Told at hospital app yesterday that I may have to accept that I will not get any better then I am now. Felt like a kick in the teeth,so frustrated
Feeling frustrsted: Told at hospital app yesterday that... - NRAS
Feeling frustrsted
Don't really know how to respond but I can share my experience as my team are also clutching at straws to help and although 'better' than over the last 3 years ago I am not 'normal' and don't think that will ever happen again. Currently on Abatacept self inject (with the team saying may only be one other we could try) it took a lot longer than 3 months to help but because of running out of options they wanted me to continue and introduced 200mg hydroxychloroquine after 6 months (only DMARD and dose level I can tolerate) and had both knees and shoulder steriod injected 10 months after starting and from then on I slowly improved. Just had a knee replacement at 48 to try and 'remove' the worst affected joint from the equation and after 6 weeks off Abatacept hope it will continue to work when I can restart. Mine is sero-negative inflammatory arthritis. Sorry this is more of a negative response. Farm
Personally I would find such a statement very hard to accept. I had just a quick look at your previous posts but not enough to get an angle on how your disease affects you and which drugs you've tried.
The two things that I'm wondering about are whether all options can really have been exhausted and also whether you are doing all the things that you yourself can do to combat the disease.
I think I'd find a verdict like the one you've received very demoralising. I don't know if I'd have the oomph to keep exercising and taking great care over what I eat and trying get the best sleep I can etc. etc. etc. if the rug was taken away from under me like that. However, I would hope that someone on here would strongly suggest that I didn't stop trying, that I sought a second opinion, that I fought back against the disease and against defeatism. So that's what I'm suggesting to you.
Could be that you at least partly agree with what you were told and are thinking how you can manage your expectations from here on and that I just don't get the whole picture. You're the best judge after all. I'd just like to know more ..... about what's been happening and about how you're feeling.
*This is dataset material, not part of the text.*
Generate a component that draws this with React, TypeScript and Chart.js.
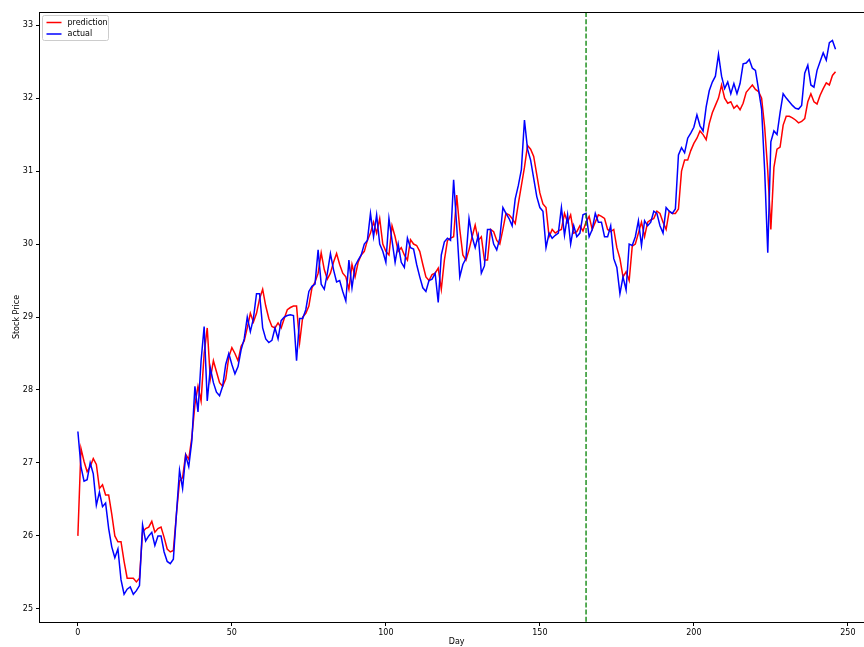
import React, { useEffect, useRef } from "react";
import { Chart, registerables } from "chart.js";

Chart.register(...registerables);

const ACTUAL: number[] = [
  27.43, 26.95, 26.75, 26.77, 27.0, 26.85, 26.42, 26.6, 26.4, 26.45,
  26.1, 25.85, 25.7, 25.82, 25.4, 25.2, 25.27, 25.3, 25.2, 25.25,
  25.32, 26.15, 25.93, 26.0, 26.05, 25.87, 26.0, 26.0, 25.78, 25.65,
  25.62, 25.68, 26.3, 26.9, 26.65, 27.1, 26.95, 27.3, 28.05, 27.7,
  28.4, 28.87, 27.85, 28.3, 28.1, 27.97, 27.92, 28.05, 28.35, 28.5,
  28.35, 28.22, 28.32, 28.55, 28.7, 29.0, 28.8, 28.98, 29.32, 29.32,
  28.85, 28.7, 28.65, 28.68, 28.85, 28.7, 28.95, 29.0, 29.02, 29.03,
  29.02, 28.4, 28.98, 28.98, 29.1, 29.35, 29.42, 29.45, 29.92, 29.45,
  29.38, 29.6, 29.87, 29.65, 29.48, 29.5, 29.35, 29.22, 29.78, 29.4,
  29.7, 29.78, 29.85, 30.0, 30.05, 30.42, 30.1, 30.4, 30.0, 29.9,
  29.75, 30.35, 30.05, 29.75, 30.0, 29.75, 29.68, 30.08, 29.95, 29.93,
  29.72, 29.55, 29.4, 29.35, 29.5, 29.52, 29.6, 29.2, 29.85, 30.03,
  30.08, 30.05, 30.88, 30.25, 29.55, 29.72, 29.8, 30.35, 30.1, 29.95,
  30.12, 29.6, 29.7, 30.2, 30.2, 30.0, 29.92, 30.08, 30.5, 30.42,
  30.35, 30.25, 30.62, 30.8, 31.02, 31.7, 31.3, 31.15, 30.9, 30.65,
  30.5, 30.45, 29.95, 30.15, 30.08, 30.12, 30.15, 30.5, 30.12, 30.4,
  30.0, 30.25, 30.1, 30.15, 30.4, 30.42, 30.1, 30.2, 30.42, 30.3,
  30.3, 30.1, 30.1, 30.25, 29.8, 29.68, 29.32, 29.55, 29.37, 30.0,
  29.98, 30.1, 30.32, 29.98, 30.32, 30.25, 30.3, 30.45, 30.42, 30.25,
  30.15, 30.5, 30.45, 30.42, 30.48, 31.22, 31.32, 31.25, 31.45, 31.52,
  31.6, 31.77, 31.62, 31.55, 31.88, 32.1, 32.22, 32.3, 32.6, 32.3,
  32.13, 32.22, 32.06, 32.2, 32.06, 32.2, 32.47, 32.48, 32.53, 32.41,
  32.38, 32.12, 31.85, 31.0, 29.88, 31.4, 31.55, 31.5, 31.8, 32.06,
  32.0, 31.95, 31.9, 31.86, 31.85, 31.9, 32.34, 32.45, 32.18, 32.15,
  32.38, 32.5, 32.62, 32.52, 32.76, 32.79, 32.67,
];

const PREDICTION: number[] = [
  26.0, 27.2, 27.02, 26.88, 26.95, 27.06, 26.98, 26.65, 26.7, 26.56,
  26.56, 26.3, 26.0, 25.92, 25.92, 25.65, 25.42, 25.42, 25.42, 25.37,
  25.42, 26.05, 26.1, 26.12, 26.2, 26.05, 26.1, 26.12, 25.98, 25.82,
  25.78, 25.8, 26.3, 26.75, 26.8, 27.12, 27.05, 27.35, 27.8, 28.05,
  27.85, 28.5, 28.85, 28.15, 28.4, 28.25, 28.1, 28.05, 28.15, 28.45,
  28.58, 28.5, 28.4, 28.6, 28.67, 28.85, 29.05, 28.93, 29.05, 29.25,
  29.38, 29.15, 28.98, 28.87, 28.85, 28.92, 28.85, 28.98, 29.1, 29.13,
  29.15, 29.15, 28.65, 29.0, 29.05, 29.15, 29.4, 29.48, 29.6, 29.88,
  29.65, 29.52, 29.6, 29.75, 29.87, 29.72, 29.6, 29.55, 29.38, 29.72,
  29.55, 29.75, 29.85, 29.9, 30.05, 30.15, 30.3, 30.15, 30.35, 30.0,
  29.9, 29.85, 30.25, 30.1, 29.9, 29.95, 29.85, 29.78, 30.06, 30.0,
  29.98, 29.9, 29.72, 29.55, 29.5, 29.58, 29.6, 29.67, 29.38, 29.78,
  30.05, 30.08, 30.1, 30.67, 30.2, 29.85, 29.78, 29.92, 30.1, 30.26,
  30.05, 30.1, 29.78, 29.78, 30.2, 30.17, 30.05, 30.0, 30.2, 30.42,
  30.4, 30.35, 30.28, 30.55, 30.8, 31.05, 31.35, 31.3, 31.2, 30.95,
  30.7, 30.55, 30.5, 30.1, 30.2, 30.15, 30.18, 30.2, 30.42, 30.3,
  30.4, 30.15, 30.17, 30.25, 30.18, 30.3, 30.38, 30.2, 30.3, 30.4,
  30.38, 30.35, 30.2, 30.17, 30.2, 29.95, 29.8, 29.55, 29.62, 29.5,
  29.97, 30.0, 30.15, 30.3, 30.1, 30.3, 30.33, 30.35, 30.45, 30.42,
  30.3, 30.2, 30.45, 30.42, 30.42, 30.48, 31.0, 31.15, 31.15, 31.28,
  31.38, 31.45, 31.55, 31.5, 31.43, 31.65, 31.8, 31.9, 32.0, 32.18,
  32.0, 31.93, 31.95, 31.86, 31.9, 31.84, 31.93, 32.08, 32.13, 32.18,
  32.12, 32.09, 32.0, 31.6, 31.0, 30.2, 31.05, 31.3, 31.33, 31.63,
  31.75, 31.75, 31.73, 31.7, 31.66, 31.68, 31.72, 31.95, 32.06, 31.95,
  31.92, 32.04, 32.13, 32.21, 32.18, 32.31, 32.36,
];

const X_TICKS: number[] = [0, 50, 100, 150, 200, 250];
const Y_TICKS: number[] = [25, 26, 27, 28, 29, 30, 31, 32, 33];
const SPLIT_DAY = 165;
const X_LABEL = "Day";
const Y_LABEL = "Stock Price";
const SERIES_NAMES = ["prediction", "actual"];

const FONT = "'DejaVu Sans', sans-serif";

const framePlugin = {
  id: "frameAndExtras",
  afterDatasetsDraw(chart: any) {
    const { ctx, chartArea, scales } = chart;
    const { left, top, right, bottom } = chartArea;
    const xs = scales.x.getPixelForValue(SPLIT_DAY);
    ctx.save();
    ctx.strokeStyle = "#008000";
    ctx.lineWidth = 1.3;
    ctx.setLineDash([5, 2.2]);
    ctx.beginPath();
    ctx.moveTo(xs, top);
    ctx.lineTo(xs, bottom);
    ctx.stroke();
    ctx.restore();
    ctx.save();
    ctx.strokeStyle = "#000";
    ctx.lineWidth = 1;
    ctx.strokeRect(Math.round(left) - 0.5, Math.round(top) + 0.5, right - left, Math.round(bottom) - Math.round(top));
    ctx.restore();
    const ds = chart.data.datasets;
    const bx = left + 2.5;
    const by = top + 3.5;
    const bw = 66;
    const bh = 25;
    ctx.save();
    ctx.fillStyle = "rgba(255,255,255,0.8)";
    ctx.strokeStyle = "#cccccc";
    ctx.lineWidth = 1;
    ctx.beginPath();
    (ctx as any).roundRect(bx, by, bw, bh, 2);
    ctx.fill();
    ctx.stroke();
    ctx.font = `8px ${FONT}`;
    ctx.textBaseline = "middle";
    ctx.textAlign = "left";
    ds.forEach((d: any, i: number) => {
      const y = by + 7 + i * 11.5;
      ctx.strokeStyle = d.borderColor;
      ctx.lineWidth = 1.5;
      ctx.beginPath();
      ctx.moveTo(bx + 4, y);
      ctx.lineTo(bx + 19, y);
      ctx.stroke();
      ctx.fillStyle = "#000";
      ctx.fillText(d.label, bx + 25, y);
    });
    ctx.restore();
  },
};

export default function App() {
  const ref = useRef<HTMLCanvasElement | null>(null);
  useEffect(() => {
    if (!ref.current) return;
    const chart = new Chart(ref.current, {
      type: "line",
      data: {
        datasets: [
          {
            label: SERIES_NAMES[0],
            data: PREDICTION.map((v, i) => ({ x: i, y: v })),
            borderColor: "#ff0000",
            backgroundColor: "#ff0000",
            borderWidth: 1.5,
            pointRadius: 0,
            tension: 0,
            order: 1,
          },
          {
            label: SERIES_NAMES[1],
            data: ACTUAL.map((v, i) => ({ x: i, y: v })),
            borderColor: "#0000ff",
            backgroundColor: "#0000ff",
            borderWidth: 1.5,
            pointRadius: 0,
            tension: 0,
            order: 0,
          },
        ],
      },
      options: {
        animation: false,
        responsive: false,
        devicePixelRatio: 1,
        layout: { padding: { left: 0, top: 12, right: 6.6, bottom: 0 } },
        plugins: {
          legend: { display: false },
          tooltip: { enabled: false },
        },
        scales: {
          x: {
            type: "linear",
            min: -12.3,
            max: 258.3,
            afterBuildTicks: (axis: any) => {
              axis.ticks = X_TICKS.map((v) => ({ value: v }));
            },
            afterFit: (axis: any) => {
              axis.height = 25;
            },
            grid: {
              display: true,
              drawOnChartArea: false,
              drawTicks: true,
              tickLength: 4,
              color: "#000",
            },
            border: { display: false },
            ticks: {
              color: "#000",
              font: { family: FONT, size: 8 },
              padding: 2,
              maxRotation: 0,
              autoSkip: false,
            },
            title: {
              display: true,
              text: X_LABEL,
              color: "#000",
              font: { family: FONT, size: 8 },
              padding: { top: -1.5, bottom: 0 },
            },
          },
          y: {
            type: "linear",
            min: 24.82,
            max: 33.18,
            afterBuildTicks: (axis: any) => {
              axis.ticks = Y_TICKS.map((v) => ({ value: v }));
            },
            afterFit: (axis: any) => {
              axis.width = 40;
            },
            grid: {
              display: true,
              drawOnChartArea: false,
              drawTicks: true,
              tickLength: 4,
              color: "#000",
            },
            border: { display: false },
            ticks: {
              color: "#000",
              font: { family: FONT, size: 8 },
              padding: 3,
              autoSkip: false,
            },
            title: {
              display: true,
              text: Y_LABEL,
              color: "#000",
              font: { family: FONT, size: 8 },
              padding: { top: 12.5, bottom: 0 },
            },
          },
        },
      },
      plugins: [framePlugin],
    } as any);
    return () => chart.destroy();
  }, []);

  return (
    <div
      style={{
        position: "fixed",
        left: 0,
        top: 0,
        width: 864,
        height: 647,
        overflow: "hidden",
        background: "#fff",
      }}
    >
      <canvas ref={ref} width={880} height={647} style={{ display: "block" }} />
    </div>
  );
}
If I had a penny for the number of times people have told me things like that.
If you are " good enough" maybe that is better than being very poorly?
Keep positive it's amazing what the power of the mind goes x
Hugs x
I have been told a similar thing. That although remission is the objective, we have to consider the possibility that this is the new baseline of normal. It's very hard to stomach. But if you take it as a baseline there is room for improvement and a point to measure any deterioration. I am sorry for you.
I was told the same recently. I was offered classes to learn to live with my disability. Sad day, huh? Thanks for sharing. ( my back gives out 4 times a day)
Hope you are OK - it is such a big mind adjustment that this may be as good as it gets. Try and focus on how you can make the best of it - I bought a mobility scooter so there was no more of 'we can't do that because your Mum can't manage it'. Farm
How are you getting on? I've had that said to me a few times by my consultant at the QA. I'm just in Denvilles. I've had RA since 2008 and had 2 courses of rituximab since 2013. I've had to stop taking methotrexate a number of times as it affects my liver so badly. Longest time I'd been stopped from taking it was a year & I restarted the injections last Tuesday. My gp is in Havant and they have been very supportive.